● WHAT NEEDS TO BE DONE:
Your task is to give the listing below back word for word, pictures excluded.

● GIVEN INFORMATION:
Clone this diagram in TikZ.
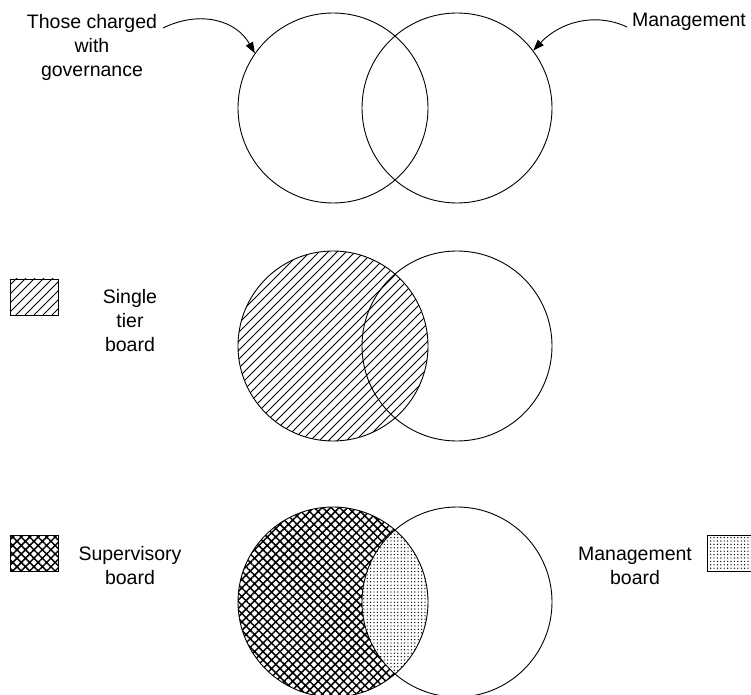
\documentclass[tikz,border=0pt]{standalone}
\usepackage{fontspec}
\setmainfont{Liberation Sans}
\usetikzlibrary{arrows.meta,patterns.meta}
\begin{document}
\begin{tikzpicture}[x=1pt,y=1pt,
  venn/.style={circle,draw,line width=0.9pt,inner sep=0pt,minimum size=190pt},
  lbl/.style={align=center,font=\fontsize{19.5}{24}\selectfont,inner sep=0pt},
  legbox/.style={draw,line width=0.9pt},
  hline/.style={line width=0.85pt},
  hatchX/.style={pattern={Hatch[angle=45,distance=6pt,line width=1.5pt]}},
  dotsP/.style={pattern={Dots[distance=3.4pt,radius=0.7pt]}},
  arr/.style={line width=0.9pt,-{Triangle[length=11pt,width=8pt]}}]
\useasboundingbox (0,0) rectangle (751,694);
% ---- fills ----
\begin{scope}
  \clip (333,348) circle (95);
  \foreach \d in {-234,-225,...,234}
    \draw[hline] (333+\d-120,348-120) -- (333+\d+120,348+120);
\end{scope}
\fill[hatchX] (333,92) circle (95);
\begin{scope}
  \clip (333,92) circle (95);
  \fill[white] (457,92) circle (95);
  \fill[dotsP] (457,92) circle (95);
\end{scope}
% ---- circles ----
\node[venn] (c1) at (333,586) {};
\node[venn] (c2) at (457,586) {};
\node[venn] (m1) at (333,348) {};
\node[venn] (m2) at (457,348) {};
\node[venn] (b1) at (333,92) {};
\node[venn] (b2) at (457,92) {};
% ---- top labels and arrows ----
\node[lbl] (tcwg) at (92,647) {Those charged\\with\\governance};
\node[lbl] (mgmt) at (689,672) {Management};
\coordinate (a1) at (163,666);
\coordinate (a2) at (627,667);
\draw[arr] (a1) .. controls (200,684) and (236,674) .. (c1.145);
\draw[arr] (a2) .. controls (595,682) and (560,672) .. (c2.37);
% ---- legends ----
\begin{scope}
  \clip (10,379) rectangle (58,415);
  \foreach \d in {-54,-45,...,54}
    \draw[hline] (34+\d-30,397-30) -- (34+\d+30,397+30);
\end{scope}
\draw[legbox] (10,379) rectangle (58,415);
\node[lbl] (stb) at (130,373) {Single\\tier\\board};
\draw[legbox,hatchX] (10,123) rectangle (58,159);
\node[lbl] (sb) at (130,128) {Supervisory\\board};
\draw[legbox,dotsP] (707,123) rectangle (760,159);
\node[lbl] (mb) at (635,128) {Management\\board};
\end{tikzpicture}
\end{document}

● EXERCISE RESPONSE:
Clone this diagram in TikZ.
\documentclass[tikz,border=0pt]{standalone}
\usepackage{fontspec}
\setmainfont{Liberation Sans}
\usetikzlibrary{arrows.meta,patterns.meta}
\begin{document}
\begin{tikzpicture}[x=1pt,y=1pt,
  venn/.style={circle,draw,line width=0.9pt,inner sep=0pt,minimum size=190pt},
  lbl/.style={align=center,font=\fontsize{19.5}{24}\selectfont,inner sep=0pt},
  legbox/.style={draw,line width=0.9pt},
  hline/.style={line width=0.85pt},
  hatchX/.style={pattern={Hatch[angle=45,distance=6pt,line width=1.5pt]}},
  dotsP/.style={pattern={Dots[distance=3.4pt,radius=0.7pt]}},
  arr/.style={line width=0.9pt,-{Triangle[length=11pt,width=8pt]}}]
\useasboundingbox (0,0) rectangle (751,694);
% ---- fills ----
\begin{scope}
  \clip (333,348) circle (95);
  \foreach \d in {-234,-225,...,234}
    \draw[hline] (333+\d-120,348-120) -- (333+\d+120,348+120);
\end{scope}
\fill[hatchX] (333,92) circle (95);
\begin{scope}
  \clip (333,92) circle (95);
  \fill[white] (457,92) circle (95);
  \fill[dotsP] (457,92) circle (95);
\end{scope}
% ---- circles ----
\node[venn] (c1) at (333,586) {};
\node[venn] (c2) at (457,586) {};
\node[venn] (m1) at (333,348) {};
\node[venn] (m2) at (457,348) {};
\node[venn] (b1) at (333,92) {};
\node[venn] (b2) at (457,92) {};
% ---- top labels and arrows ----
\node[lbl] (tcwg) at (92,647) {Those charged\\with\\governance};
\node[lbl] (mgmt) at (689,672) {Management};
\coordinate (a1) at (163,666);
\coordinate (a2) at (627,667);
\draw[arr] (a1) .. controls (200,684) and (236,674) .. (c1.145);
\draw[arr] (a2) .. controls (595,682) and (560,672) .. (c2.37);
% ---- legends ----
\begin{scope}
  \clip (10,379) rectangle (58,415);
  \foreach \d in {-54,-45,...,54}
    \draw[hline] (34+\d-30,397-30) -- (34+\d+30,397+30);
\end{scope}
\draw[legbox] (10,379) rectangle (58,415);
\node[lbl] (stb) at (130,373) {Single\\tier\\board};
\draw[legbox,hatchX] (10,123) rectangle (58,159);
\node[lbl] (sb) at (130,128) {Supervisory\\board};
\draw[legbox,dotsP] (707,123) rectangle (760,159);
\node[lbl] (mb) at (635,128) {Management\\board};
\end{tikzpicture}
\end{document}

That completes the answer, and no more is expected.